The choice could mean a spike in the dogs' popularity ?? and that could mean a rise in shady breeders and fickle owners who don't understand the dogs and eventually abandon them, owners of Portuguese water dogs say.

"There's always the danger of something like that," said Stu Freeman, president of the Portuguese Water Dog Club of America. "It's '101 Dalmatians' syndrome."

After that movie came out, everyone thought they were cute, ran out and bought the dogs and found they were not quite as adorable as the ones in the movie, Freeman said.

US First Lady Michelle Obama told People magazine that the family is looking to rescue a Portuguese water dog in April although her press secretary said on Thursday the decision isn't final. President Barack Obama had also mentioned a Labradoodle a choice.

Portuguese water dogs were bred centuries ago to help fishermen along the Portugal coast, retrieving nets and diving for fish.

Even before the Obamas, the dogs' star was rising - Senator Ted Kennedy has two. In 1998 the breed ranked 82nd in popularity, according to American Kennel Club registration statistics. Last year they were ranked 62nd.

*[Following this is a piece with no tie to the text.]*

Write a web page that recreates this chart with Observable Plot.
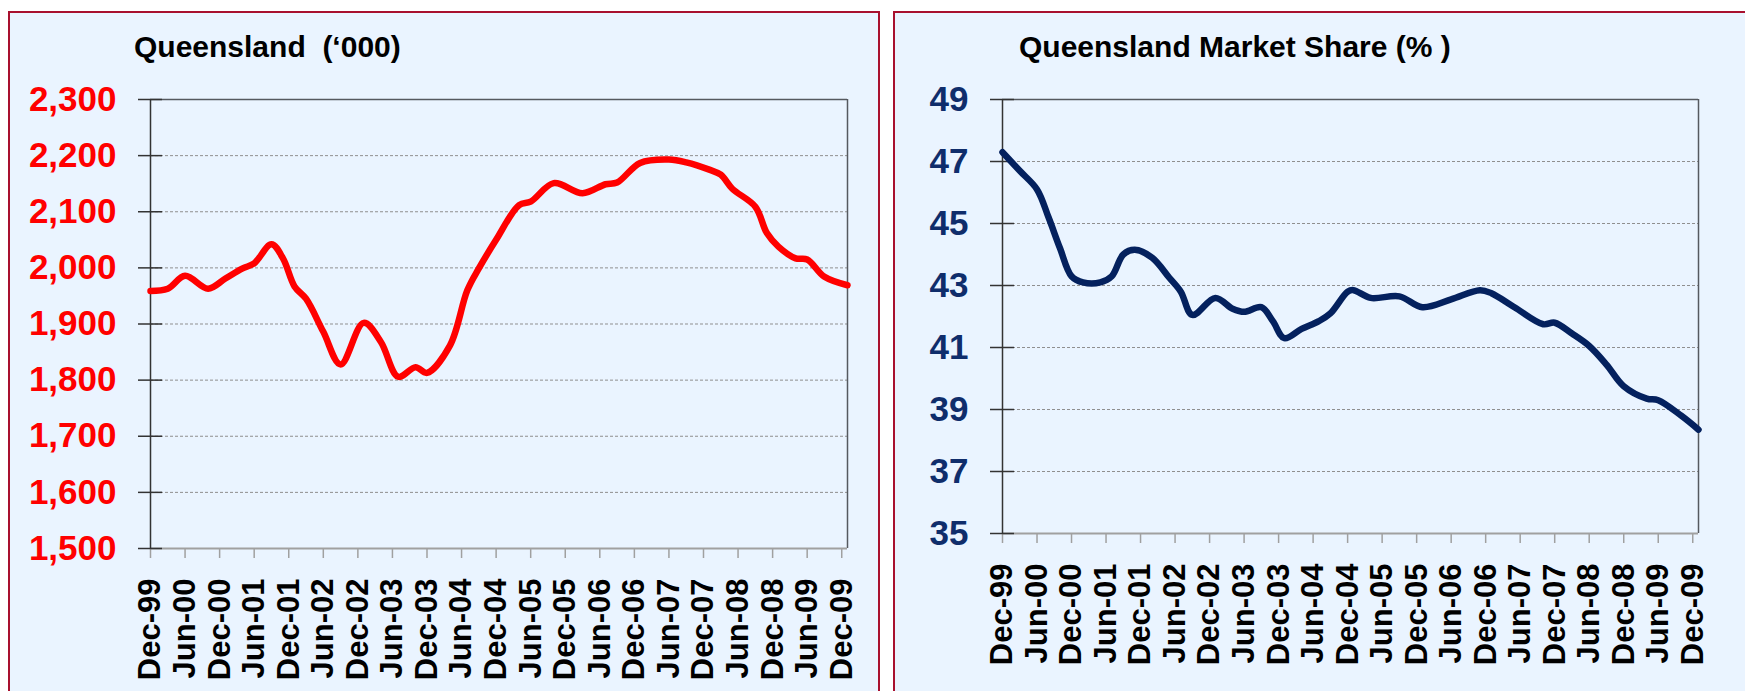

Elena Gretch, a dog trainer and owner of two Portuguese water dogs, attributes some of that to the fact that the dog is good for allergy sufferers. Malia Obama, 10, has allergies. Michelle Obama also praised the dogs' personality and size in the People magazine interview.

"Temperamentally they're supposed to be pretty good," Mrs Obama said. "From the size perspective, they're sort of middle of the road - it's not small but it's not a huge dog. And the folks that we know who own them have raved about them. So that's where we're leaning."

Gretch worries that if the Obamas choose the breed, puppy mills will sprout up. The dogs cost US$1,800 to US$2,500 and aren't as common as other popular breeds. They're prone to hip dysplasia, so finding a good breeder is important and the dogs don't often end up in shelters for adoption.

The dogs also require a lot of attention, grooming and outdoor exercise. "It's agile, it's a great swimmer, it loves to be outdoors," Gretch said.